My cousin told me I had to apply. There was no question.

With two days notice, my aunt offered to drive me to take the SSAT: Secondary School Admissions Test. I hadn’t prepped for the test, and was pretty nervous. The others in the classroom were “career private school attendees” who asked me to which other schools I was applying, and what school I was currently attending. I felt sheepish admitting that I was a public school gal, and that I was only applying to one “private” (I later learned to call it “independent”) school. I definitely felt out of my league, but felt I had nothing to lose.

When I visited the school for my interview, I was surprised at how polite the other students were, and how respectful the teachers were of the students and vice-versa. I had stepped into an alternative universe where learning and interacting with material was a noble pursuit. The kids weren’t all “nerds;” some were outgoing, all were friendly, many were stylish, all fabulous folks who happened to be highly intelligent. The word “diversity” is overused, but that is what I was greeted with: all shapes and colors and cultures. And the kicker is that it was spread out fairly well socio-economically as well.
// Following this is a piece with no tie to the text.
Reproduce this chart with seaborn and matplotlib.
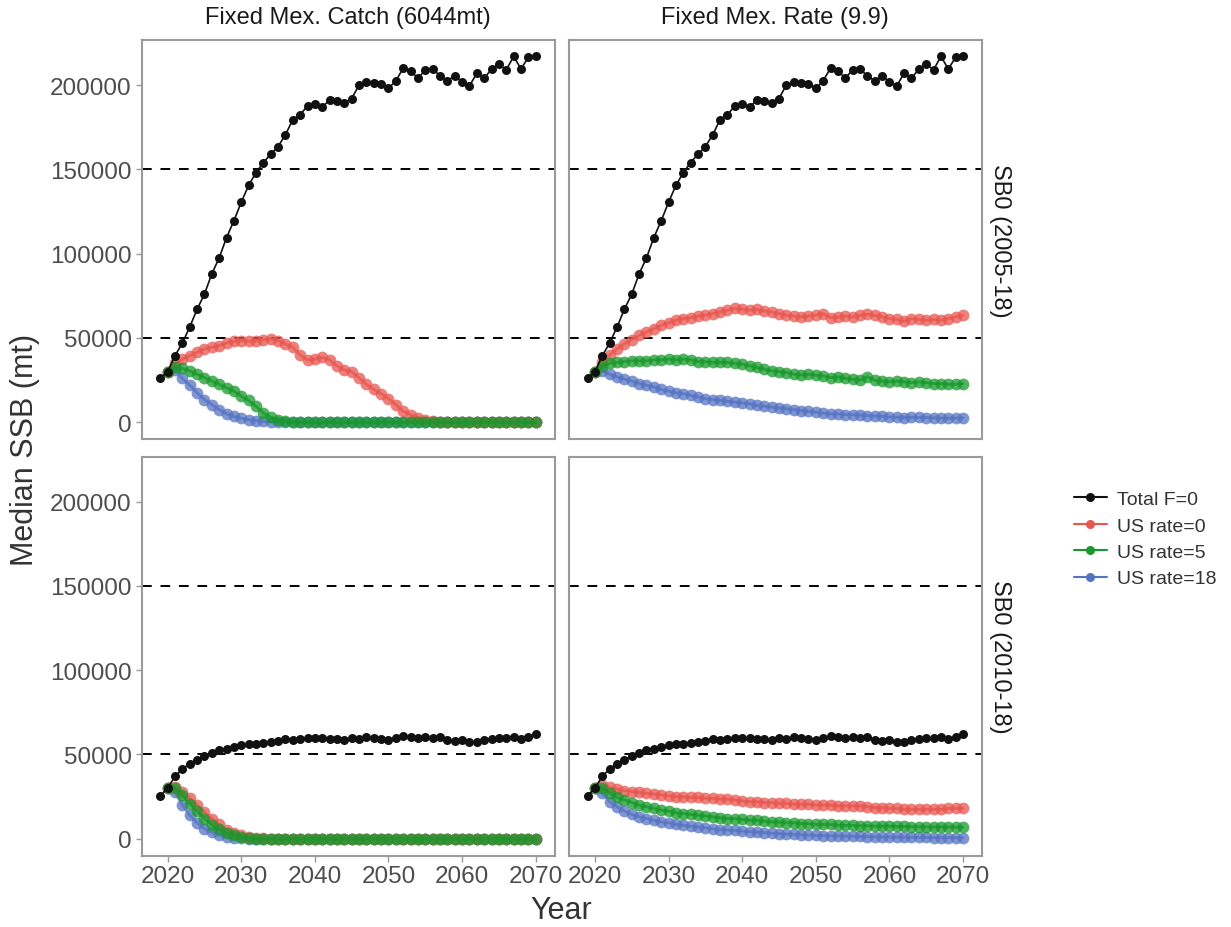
import matplotlib
matplotlib.use("Agg")
import matplotlib.pyplot as plt
from matplotlib.lines import Line2D
import seaborn as sns
import pandas as pd

# years
years_f0 = list(range(2019, 2071))
years_us = list(range(2020, 2071))

# Total F=0 (same in both Mex. columns)
f0_sb0_0518 = [26000, 30000, 39500, 47000, 56500, 67000, 76000, 88000, 97500, 109500,
               119500, 130500, 140500, 148000, 154000, 159000, 163500, 170500, 179500, 182500,
               187500, 189000, 187000, 191000, 190500, 189500, 192000, 200000, 201500, 201000,
               200500, 198000, 202500, 210000, 208500, 204000, 209000, 209500, 205500, 202500,
               205500, 202000, 199500, 207000, 204000, 209500, 212500, 209000, 217000, 209500,
               216500, 217500]
f0_sb0_1018 = [25500, 30000, 37000, 41500, 44500, 47000, 49000, 51000, 52500, 53500,
               54500, 55500, 56000, 56500, 57000, 57500, 58000, 59000, 58500, 59000,
               59500, 60000, 59500, 59000, 59000, 58500, 59500, 59000, 60500, 59500,
               59000, 58500, 59500, 61000, 60500, 60000, 60500, 59500, 60500, 58500,
               58000, 58500, 57500, 57500, 58500, 59000, 59500, 60000, 60500, 59000,
               60500, 62000]

# Fixed Mex. Catch, SB0 (2005-18)
catch_0518_us0 = [30000, 35000, 37500, 39500, 41500, 43500, 44500, 45500, 47000, 48000,
                  48500, 48000, 48500, 49000, 49500, 48500, 46500, 44500, 40000, 37000,
                  37500, 38500, 37000, 33500, 31000, 30000, 26500, 22500, 19500, 17000,
                  14000, 10500, 6500, 4500, 2800, 1400, 600, 200, 0, 0,
                  0, 0, 0, 0, 0, 0, 0, 0, 0, 0, 0]
catch_0518_us5 = [30000, 33000, 32000, 30500, 28500, 26500, 24500, 22500, 20500, 18500,
                  15500, 13000, 9500, 5500, 3000, 1500, 700, 300, 100, 0,
                  0, 0, 0, 0, 0, 0, 0, 0, 0, 0,
                  0, 0, 0, 0, 0, 0, 0, 0, 0, 0,
                  0, 0, 0, 0, 0, 0, 0, 0, 0, 0, 0]
catch_0518_us18 = [30000, 31000, 26000, 22000, 17500, 13500, 10500, 7500, 5000, 3500,
                   2400, 1500, 900, 500, 250, 100, 0, 0, 0, 0,
                   0, 0, 0, 0, 0, 0, 0, 0, 0, 0,
                   0, 0, 0, 0, 0, 0, 0, 0, 0, 0,
                   0, 0, 0, 0, 0, 0, 0, 0, 0, 0, 0]

# Fixed Mex. Rate, SB0 (2005-18)
rate_0518_us0 = [30000, 36000, 40000, 43500, 46500, 49000, 51500, 53500, 55500, 57500,
                 59000, 60500, 61500, 62000, 63000, 63500, 64500, 65500, 66500, 67500,
                 67000, 66500, 67000, 66000, 65500, 64500, 63500, 63000, 62500, 63000,
                 63500, 64500, 62000, 62500, 63000, 62500, 63500, 64000, 63500, 62500,
                 61500, 61000, 60000, 61500, 61000, 60500, 61000, 60500, 61500, 62500, 63500]
rate_0518_us5 = [30000, 33500, 35000, 35500, 36000, 36500, 36500, 36500, 37000, 37000,
                 37500, 37000, 37500, 37000, 36000, 36000, 35500, 35500, 35500, 35000,
                 34500, 33500, 32500, 31500, 30500, 30000, 29500, 28500, 28000, 28500,
                 28000, 27500, 26500, 27000, 26000, 25500, 25000, 27000, 25000, 24500,
                 24000, 24500, 24000, 23500, 24000, 23500, 23000, 23000, 22500, 22500, 23000]
rate_0518_us18 = [30000, 30500, 28500, 27000, 25500, 24500, 23000, 22000, 21000, 19500,
                  18500, 17500, 17000, 16000, 15000, 14000, 13500, 13000, 12500, 12000,
                  11500, 11000, 10000, 9500, 9000, 8500, 8000, 7500, 7000, 6500,
                  6000, 5500, 5000, 5000, 4500, 4500, 4300, 4000, 3800, 3500,
                  3200, 3000, 2800, 3000, 2900, 2800, 2700, 2500, 2400, 2500, 2600]

# Fixed Mex. Catch, SB0 (2010-18)
catch_1018_us0 = [30000, 31000, 28000, 24000, 20000, 16000, 12000, 8500, 5500, 3500,
                  2000, 1000, 500, 200, 0, 0, 0, 0, 0, 0,
                  0, 0, 0, 0, 0, 0, 0, 0, 0, 0,
                  0, 0, 0, 0, 0, 0, 0, 0, 0, 0,
                  0, 0, 0, 0, 0, 0, 0, 0, 0, 0, 0]
catch_1018_us5 = [30000, 30000, 25800, 20800, 16200, 11900, 8300, 5600, 3400, 2000,
                  800, 300, 100, 0, 0, 0, 0, 0, 0, 0,
                  0, 0, 0, 0, 0, 0, 0, 0, 0, 0,
                  0, 0, 0, 0, 0, 0, 0, 0, 0, 0,
                  0, 0, 0, 0, 0, 0, 0, 0, 0, 0, 0]
catch_1018_us18 = [30000, 28000, 20000, 14000, 9500, 6000, 3800, 2200, 1200, 600,
                   300, 100, 0, 0, 0, 0, 0, 0, 0, 0,
                   0, 0, 0, 0, 0, 0, 0, 0, 0, 0,
                   0, 0, 0, 0, 0, 0, 0, 0, 0, 0,
                   0, 0, 0, 0, 0, 0, 0, 0, 0, 0, 0]

# Fixed Mex. Rate, SB0 (2010-18)
rate_1018_us0 = [30000, 32000, 30500, 29500, 28500, 28000, 27500, 27000, 26500, 26000,
                 25500, 25000, 25000, 24500, 24500, 24000, 24000, 23500, 23500, 23000,
                 22500, 22000, 22000, 21500, 21500, 21000, 21000, 20500, 20500, 20500,
                 20000, 20000, 20000, 19500, 19500, 19500, 19500, 19000, 18500, 18500,
                 18000, 18000, 17500, 17500, 17500, 17500, 17500, 17500, 18000, 18000, 18000]
rate_1018_us5 = [30000, 30000, 27000, 24500, 23000, 21500, 20000, 19000, 18000, 17000,
                 16500, 15500, 15000, 14500, 14000, 13500, 13000, 12500, 12000, 12000,
                 11500, 11000, 11000, 10500, 10000, 10000, 9500, 9500, 9000, 9000,
                 8500, 8500, 8500, 8000, 8000, 8000, 7800, 7800, 7500, 7500,
                 7500, 7300, 7300, 7200, 7200, 7000, 7000, 7000, 6900, 6900, 6800]
rate_1018_us18 = [30000, 27000, 22000, 19000, 16500, 14500, 13000, 12000, 11000, 10000,
                  9500, 8500, 8000, 7500, 7000, 6500, 6000, 5500, 5200, 5000,
                  4500, 4200, 4000, 3600, 3300, 3000, 2800, 2600, 2400, 2200,
                  2000, 1900, 1800, 1700, 1600, 1500, 1400, 1300, 1200, 1100,
                  1000, 1000, 900, 900, 800, 800, 700, 700, 700, 600, 600]

col_labels = ["Fixed Mex. Catch (6044mt)", "Fixed Mex. Rate (9.9)"]
row_labels = ["SB0 (2005-18)", "SB0 (2010-18)"]
scenarios = ["Total F=0", "US rate=0", "US rate=5", "US rate=18"]
ref_points = [50000, 150000]

panel_series = {
    (0, 0): [f0_sb0_0518, catch_0518_us0, catch_0518_us5, catch_0518_us18],
    (0, 1): [f0_sb0_0518, rate_0518_us0, rate_0518_us5, rate_0518_us18],
    (1, 0): [f0_sb0_1018, catch_1018_us0, catch_1018_us5, catch_1018_us18],
    (1, 1): [f0_sb0_1018, rate_1018_us0, rate_1018_us5, rate_1018_us18],
}

# long table
rows = []
for (r, c), series in panel_series.items():
    for scen, vals in zip(scenarios, series):
        yrs = years_f0 if scen == "Total F=0" else years_us
        for y, v in zip(yrs, vals):
            rows.append({"Year": y, "SSB": v, "Scenario": scen,
                         "Mex": col_labels[c], "SB0": row_labels[r]})
df = pd.DataFrame(rows)

sns.set_theme(style="white")
plt.rcParams["font.family"] = ["Liberation Sans", "DejaVu Sans"]

colors = {"Total F=0": "#111111", "US rate=0": "#E8564F",
          "US rate=5": "#17992B", "US rate=18": "#5673C2"}
draw_order = ["US rate=18", "US rate=0", "US rate=5", "Total F=0"]

fig = plt.figure(figsize=(12.31, 9.28), dpi=100)
W, H = 1231, 928
lefts = [141.5 / W, 568.8 / W]
bottoms = [1 - 440 / H, 1 - 856.5 / H]
pw, ph = 413 / W, 399 / H

gray = "#9A9A9A"
for (r, c) in panel_series:
    ax = fig.add_axes([lefts[c], bottoms[r], pw, ph])
    sub = df[(df["Mex"] == col_labels[c]) & (df["SB0"] == row_labels[r])]
    for ref in ref_points:
        ax.axhline(ref, color="black", lw=1.4, ls=(0, (5, 4.5)), zorder=1)
    for scen in draw_order:
        d = sub[sub["Scenario"] == scen]
        if scen == "Total F=0":
            sns.lineplot(data=d, x="Year", y="SSB", ax=ax, color=colors[scen],
                         marker="o", markersize=6.5, markeredgewidth=0,
                         linewidth=1.2, estimator=None, zorder=5)
        else:
            sns.lineplot(data=d, x="Year", y="SSB", ax=ax, color=colors[scen],
                         marker="o", markersize=8.5, markeredgewidth=0,
                         linewidth=2, alpha=0.75, estimator=None, zorder=3)
    ax.set_xlim(2016.45, 2072.55)
    ax.set_ylim(-9900, 226700)
    ax.set_xticks([2020, 2030, 2040, 2050, 2060, 2070])
    ax.set_yticks([0, 50000, 100000, 150000, 200000])
    ax.set_xlabel("")
    ax.set_ylabel("")
    for s in ax.spines.values():
        s.set_color(gray)
        s.set_linewidth(1.5)
    ax.tick_params(axis="both", direction="out", length=4, width=1, color=gray,
                   labelsize=17.5, labelcolor="#4D4D4D", pad=3,
                   bottom=(r == 1), left=(c == 0),
                   labelbottom=(r == 1), labelleft=(c == 0))

# strip labels
for c, lab in enumerate(col_labels):
    fig.text(lefts[c] + pw / 2, 1 - 18 / H, lab, ha="center", va="center",
             fontsize=17, color="#1A1A1A")
for r, lab in enumerate(row_labels):
    fig.text(1000 / W, bottoms[r] + ph / 2, lab, ha="center", va="center",
             rotation=270, fontsize=17, color="#1A1A1A")

fig.text(25 / W, 1 - 450 / H, "Median SSB (mt)", rotation=90, ha="center", va="center",
         fontsize=22, color="#333333")
fig.text(561 / W, 1 - 911 / H, "Year", ha="center", va="center",
         fontsize=22, color="#333333")

handles = [Line2D([0], [0], color=colors[s], marker="o", markersize=6.5,
                  markeredgewidth=0, lw=1.5) for s in scenarios]
fig.legend(handles, scenarios, loc="center left",
           bbox_to_anchor=(1056 / W, 1 - 540 / H), frameon=False,
           fontsize=14, handlelength=1.7, handletextpad=0.55, labelspacing=0.45,
           labelcolor="#333333")

fig.savefig("out.png", dpi=100)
Truth be told, there were probably more rich white kids than there were other types, but for an independent school, we were exceptionally well balanced when compared to other private schools and to the makeup of the city as a whole.

I was ecstatic when I was accepted, though it did seem a bit awkward to grasp that I would be attending a “private” school!

Those four years were incredible. I didn’t feel pressure from social cliques. I felt comfortable in my group of friends and didn’t have longing for any “popular” kids because really such a thing didn’t exist. I was introduced to new ways of thinking and became more “worldly” than I was in my relatively small town an hour away. It was cool to be smart.

When I went off to college, the cliques returned. The notice of someone’s skin color returned. Attention to one’s wallet size returned. I found my niche in a “co-ed literary society” which was a Greek organization that had started out as an all-male fraternity but that had become co-ed in the 70’s and had split off from the all-male arm in the early 90’s. That group was great for me and I felt comfortable in that environment. Overall, college was okay, but I missed the supportive atmosphere of my high school.

When I returned from my adventure back East, I jumped back into the alumni activities and set out to become more involved in the school. It had made such a difference for me academically and socially that I am adamant about continuing its pursuits and encouraging others to attend. It is one of the most popular independent schools in San Francisco, and the caliber of students it attracts is outstanding.

Therein lies a bit of a problem, however, because one aim of the school is to be accessible and to not be snobby. Fortunately, the admissions staff is spectacular at finding students who (like me) never pictured themselves as being “private school” material. There is a “sliding” tuition scale (and nobody knows who is paying full price and who is paying a great deal less, and nobody cares.) The kids today are just as wonderful as I remember them being when I was there. Incidentally, this school has been instrumental at starting a (public) charter school in the city. It is important to spread the educational philosophies and methods beyond just the tiny population of independent school students.

I have the first Board of Trustees meeting of the school year this evening, and I am rearing to go! I get that warm, fuzzy feeling when I walk down the halls and when the Headmaster talks, although I feel really old because he started his employment at the school the same year I was a freshman, and he is in his 18th year now!